STOICISM · ETHICS · PSYCHOLOGY · 4 MIN READ · 2026-03-11
A Debt to the Future Self
Seneca wrote on the brevity of life. Modern economics reduced the same thought to a discount rate.

"Most of life passes by those who do it badly; a great part by those who do nothing; all of life by those who do the wrong thing." — Seneca, De brevitate vitae, 1.
In De brevitate vitae Seneca wrote: life is not short — we make it short, spending it on other people's urgencies. The future "self" has no voice in today's meeting; today's "I" decides for him, and almost always in his own favour. This is not a moral defect; it is the architecture of the mind: the near looks larger than the far, and without specific discipline today always beats ten-years-from-now.
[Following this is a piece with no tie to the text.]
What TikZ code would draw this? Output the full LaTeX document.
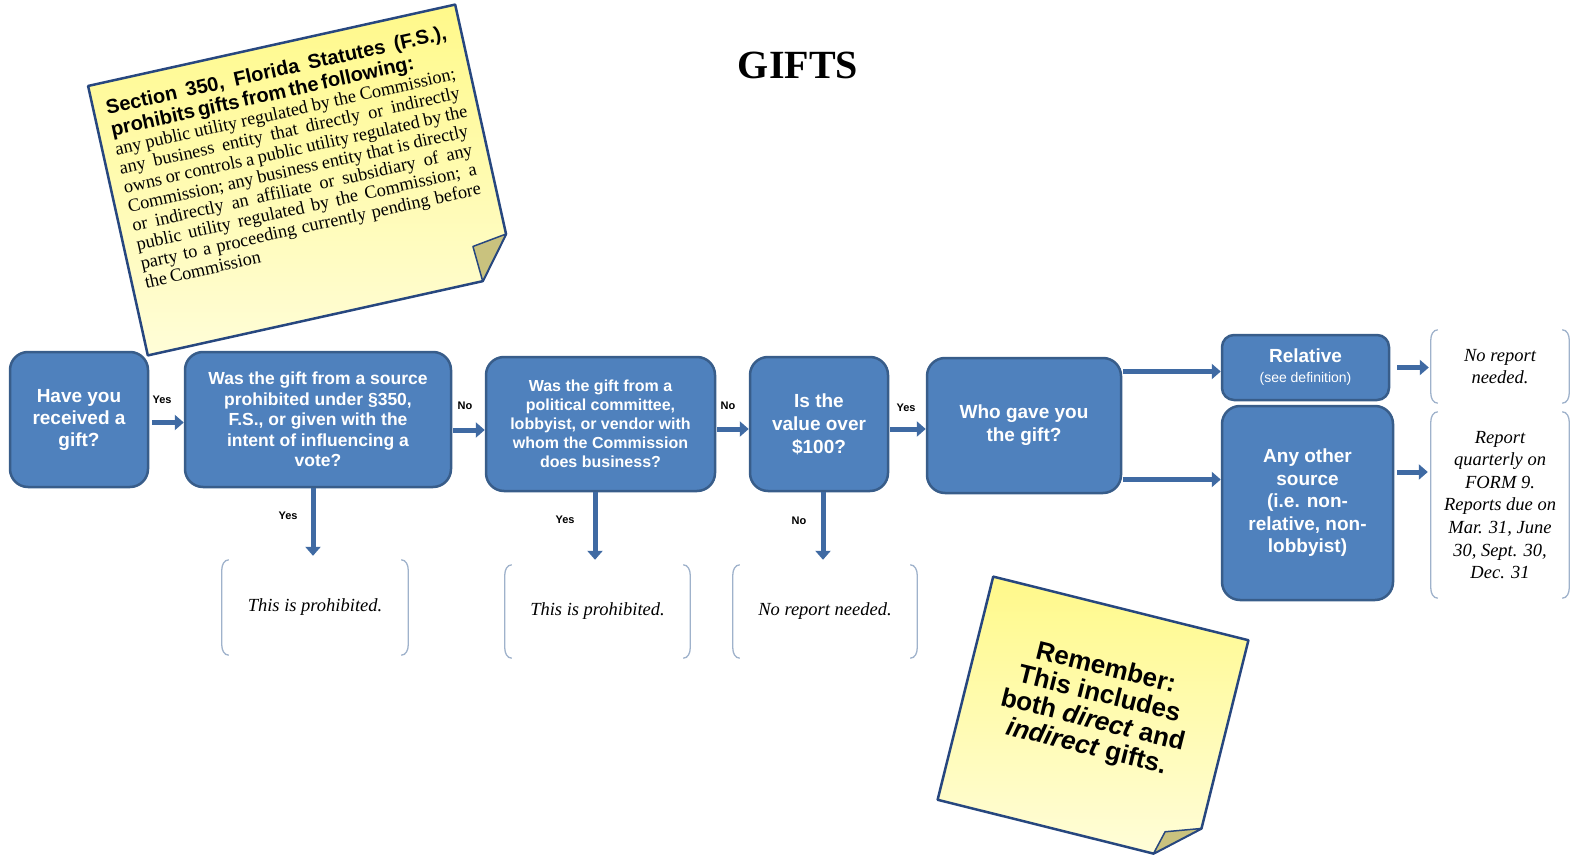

Economists call this "temporal discounting." We automatically shrink any future good when we evaluate it: a dollar tomorrow is worth a little less than a dollar today; a year from now, noticeably less; twenty years out, very little. Hyperbolic discounting shows the function is even steeper than exponential would predict: we overweight the present out of proportion. Ancient ethics called this imprudence and treated it as a fundamental defect of practical reason.
Debt as the mirror concept
Debt is a promise from today's self to the future. When I take a loan, I promise that my future self will repay. That future self had no voice in the negotiation; the decision was taken by me-today, largely on the basis that me-today needs money.
Seneca would have said: this is a fair deal if it is honest — that is, if today's self actually thought about the future and weighed its interests. It becomes an unjust deal when today's self never even asked what the future would choose if asked. Then debt becomes theft from oneself.
Pensions and the debt to your self twenty years on
Modern pension systems are an institutional attempt to treat temporal discounting. Default contributions, automatic rate escalation, tax incentives — all so that today's self cannot systematically rob the future. Behavioural economics (Thaler, Save More Tomorrow) showed: if you simply ask people about pensions, most save little. If you default them into the programme, they save three times as much. Context wins where reason loses.
This is Stoic practice translated into policy: we build external scaffolding because internal discipline is insufficient. Seneca would have approved. He himself advised Lucilius to write down obligations, so the future lazy self could not retreat.
Climate and the debt to another generation
The climate debate is the same temporal discounting, only thrown across generations. The costs of emissions reduction fall today; the benefits fifty to a hundred years from now. Apply a market discount rate (4–5% per year) and future benefits shrink almost to zero. Mathematically correct and ethically absurd: we are effectively deciding that our grandchildren are worth less because they are further in time.
Stern in his 2006 report proposed a radically low rate (0.1%) precisely for this reason: the moral position must precede the maths, not be derived from it. An ancient argument in a modern suit: phronesis sets the boundary inside which techne does the computation.
Today's "I" has no right to decide alone for the future, even when the future does not yet exist. Especially when the future does not yet exist.
The ancient technique: "council with the future self"
The Stoics advised the practice: imagine yourself ten years out — not "the future" in general, but a specific person ten years older — and ask what he would want you to do today. It is not a magical journey, it is an exercise of imagination. It works because it converts the abstract "future" into a concrete subject whose interests can be considered. Today's self cannot bargain with an abstraction; with a concrete person, it can.
Debt and identity
Psychologists have shown: people who tend to perceive their future self as the same person save substantially more and take more responsible decisions. For those to whom "me in twenty years" is almost a stranger, the loan is taken by one person and repaid by another. Hal Hershfield's experiments with aged photos showed that the mere sight of one's own aged face changes behaviour: pension contributions rise on average by a third.
The Stoics reached the same point by a different road. Seneca writes that the wise man already lives all ages at once: youth with its energy, old age with its experience. He does not wait to become old; he includes the old man in his present self, and so takes decisions from an extended person rather than from a fragment of today.
What to do
Schedule three "councils with the future self" each year: 31 December, your birthday, the anniversary of an important event. Sit for an hour, picture yourself ten years out, write what he would want you to do in the coming twelve months. Save it. Reread it in three months. It is not a plan — it is a voice that otherwise has no microphone. Today's self almost always overweights today's wants. The future self will not break that balance — if you give him the floor.